Since there is no locking, strange things might happen if one tries to do things simultaneously on Emacs side and on DNS side. An example of this would be typing while dictating, or picking one of the corrections while dictating. A simple locking scheme should probably be implemented to prevent these kinds of problems.

How to use

Brief notes on how to use this software:

  • Drop the Windows executable into your Windows installation, and run it. I run it with the "-port 7000" parameter, so that it listens on a known port.
  • Load vx.el in your XEmacs. You might want to optionally byte-compile it, but it isn't required.
  • Set an appropriate host/port address for the machine that runs VX.exe:
      (setq vx-host "192.168.1.17") ;; or 127.0.0.1 for localhost
      (setq vx-port 7000)
    
  • Start VX Mode by doing M-x vx-mode.
  • Make sure your microphone is activated and start dictating.
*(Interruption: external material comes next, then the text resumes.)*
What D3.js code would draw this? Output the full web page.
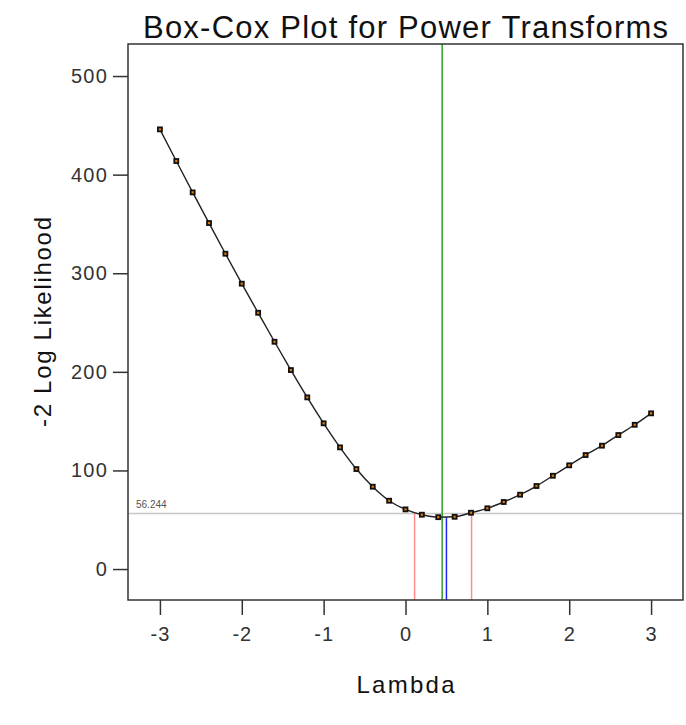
<!DOCTYPE html>
<html>
<head>
<meta charset="utf-8">
<script src="https://cdn.jsdelivr.net/npm/d3@7"></script>
<style>
  body { margin: 0; background: #fff; }
  text { font-family: Arial, 'Liberation Sans', sans-serif; }
</style>
</head>
<body>
<div id="chart"></div>
<script>
// lambda grid and -2 log likelihood
const lambdas = [-3, -2.8, -2.6, -2.4, -2.2, -2, -1.8, -1.6, -1.4, -1.2, -1, -0.8, -0.6, -0.4, -0.2, 0,
  0.2, 0.4, 0.6, 0.8, 1, 1.2, 1.4, 1.6, 1.8, 2, 2.2, 2.4, 2.6, 2.8, 3]
const logLik = [445.9, 413.8, 382.0, 350.9, 319.8, 289.4, 259.9, 230.5, 201.8, 174.1, 147.8, 123.4, 101.4, 83.5, 69.3, 60.5,
  55.1, 52.6, 53.0, 57.1, 61.6, 68.0, 75.4, 84.2, 94.6, 105.2, 115.6, 125.1, 135.9, 146.3, 157.9]

const xTicks = [-3, -2, -1, 0, 1, 2, 3]
const yTicks = [0, 100, 200, 300, 400, 500]

const ciLevel = 56.244
const ciBounds = [0.111, 0.807]
const lambdaBest = 0.448
const lambdaRounded = 0.5
const minLik = 52.6

const margin = { top: 44, left: 128, right: 3, bottom: 125 }
const width = 686 - margin.left - margin.right
const height = 725 - margin.top - margin.bottom

const svgRoot = d3
  .select('#chart')
  .append('svg')
  .attr('width', 686)
  .attr('height', 725)

const svg = svgRoot
  .append('g')
  .attr('transform', 'translate(' + margin.left + ',' + margin.top + ')')

const xPositionScale = d3.scaleLinear().domain([-3.39, 3.39]).range([0, width])
const yPositionScale = d3.scaleLinear().domain([-31.4, 532.5]).range([height, 0])

const datapoints = lambdas.map((l, i) => ({ lambda: l, lik: logLik[i] }))

// reference lines
svg
  .append('line')
  .attr('x1', 0)
  .attr('x2', width)
  .attr('y1', yPositionScale(ciLevel))
  .attr('y2', yPositionScale(ciLevel))
  .attr('stroke', '#c8c8c8')
  .attr('stroke-width', 1.5)

svg
  .append('text')
  .text(ciLevel.toFixed(3))
  .attr('x', 8)
  .attr('y', yPositionScale(ciLevel) - 6)
  .attr('font-size', 10)
  .attr('fill', '#555')

svg
  .selectAll('.ci-line')
  .data(ciBounds)
  .enter()
  .append('line')
  .attr('class', 'ci-line')
  .attr('x1', d => xPositionScale(d))
  .attr('x2', d => xPositionScale(d))
  .attr('y1', height)
  .attr('y2', yPositionScale(ciLevel))
  .attr('stroke', '#ff8c8c')
  .attr('stroke-width', 1.5)

svg
  .append('line')
  .attr('x1', xPositionScale(lambdaBest))
  .attr('x2', xPositionScale(lambdaBest))
  .attr('y1', 0)
  .attr('y2', height)
  .attr('stroke', '#2ca02c')
  .attr('stroke-width', 1.5)

svg
  .append('line')
  .attr('x1', xPositionScale(lambdaRounded))
  .attr('x2', xPositionScale(lambdaRounded))
  .attr('y1', height)
  .attr('y2', yPositionScale(minLik))
  .attr('stroke', '#2020ff')
  .attr('stroke-width', 1.5)

// the curve
const line = d3
  .line()
  .x(d => xPositionScale(d.lambda))
  .y(d => yPositionScale(d.lik))
  .curve(d3.curveMonotoneX)

svg
  .append('path')
  .datum(datapoints)
  .attr('d', line)
  .attr('fill', 'none')
  .attr('stroke', '#222')
  .attr('stroke-width', 1.4)

svg
  .selectAll('.dot')
  .data(datapoints)
  .enter()
  .append('rect')
  .attr('class', 'dot')
  .attr('x', d => xPositionScale(d.lambda) - 2)
  .attr('y', d => yPositionScale(d.lik) - 2)
  .attr('width', 4)
  .attr('height', 4)
  .attr('fill', '#e07b00')
  .attr('stroke', '#111')
  .attr('stroke-width', 1.8)

// frame
svg
  .append('rect')
  .attr('width', width)
  .attr('height', height)
  .attr('fill', 'none')
  .attr('stroke', '#333')
  .attr('stroke-width', 1.5)

// axes
const yAxis = d3.axisLeft(yPositionScale).tickValues(yTicks).tickSize(15).tickPadding(5)
svg
  .append('g')
  .attr('class', 'axis y-axis')
  .call(yAxis)
  .call(g => g.select('.domain').remove())
  .call(g => g.selectAll('.tick line').attr('stroke', '#333').attr('stroke-width', 1.5))
  .call(g =>
    g
      .selectAll('.tick text')
      .attr('font-size', 20)
      .attr('letter-spacing', 1.2)
      .attr('fill', '#333')
      .attr('font-family', "Arial, 'Liberation Sans', sans-serif")
  )

const xAxis = d3
  .axisBottom(xPositionScale)
  .tickValues(xTicks)
  .tickFormat(d => String(d))
  .tickSize(15)
  .tickPadding(12)
svg
  .append('g')
  .attr('class', 'axis x-axis')
  .attr('transform', 'translate(0,' + height + ')')
  .call(xAxis)
  .call(g => g.select('.domain').remove())
  .call(g => g.selectAll('.tick line').attr('stroke', '#333').attr('stroke-width', 1.5))
  .call(g =>
    g
      .selectAll('.tick text')
      .attr('font-size', 20)
      .attr('letter-spacing', 1)
      .attr('fill', '#333')
      .attr('font-family', "Arial, 'Liberation Sans', sans-serif")
  )

// titles
svgRoot
  .append('text')
  .text('Box-Cox Plot for Power Transforms')
  .attr('x', margin.left + width / 2)
  .attr('y', 38)
  .attr('text-anchor', 'middle')
  .attr('font-size', 31)
  .attr('textLength', 525)
  .attr('lengthAdjust', 'spacing')
  .attr('fill', '#111')

svgRoot
  .append('text')
  .text('Lambda')
  .attr('x', margin.left + width / 2)
  .attr('y', 693)
  .attr('text-anchor', 'middle')
  .attr('font-size', 24)
  .attr('textLength', 98)
  .attr('lengthAdjust', 'spacing')
  .attr('fill', '#111')

svgRoot
  .append('text')
  .text('-2 Log Likelihood')
  .attr('transform', 'translate(51,' + (margin.top + height / 2) + ') rotate(-90)')
  .attr('text-anchor', 'middle')
  .attr('font-size', 24)
  .attr('textLength', 210)
  .attr('lengthAdjust', 'spacing')
  .attr('fill', '#111')
</script>
</body>
</html>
Dictated text should start appearing in XEmacs.
  • If you want to make corrections, mark the text that you want to be corrected and click the right mouse button. You can also click the right mouse button on any word, without marking it -- this will display the corrections menu for this particular word. And remember to turn off the option "Select brings up corrections menu" in DNS configuration.
  • Please make sure that you turn off the "Show VX Mode protocol trace" checkbox, unless you are actively debugging VX Mode. This option can slow VX Mode down a lot -- Windows edit controls are extremely slow and CPU hungry.

Have fun!

Developers

If you want to build the VR.exe executable, you will need two additional files: speech.h from Microsoft's speech SDK and dnssdk.h from the Dragon SDK. Both SDKs are available as free downloads.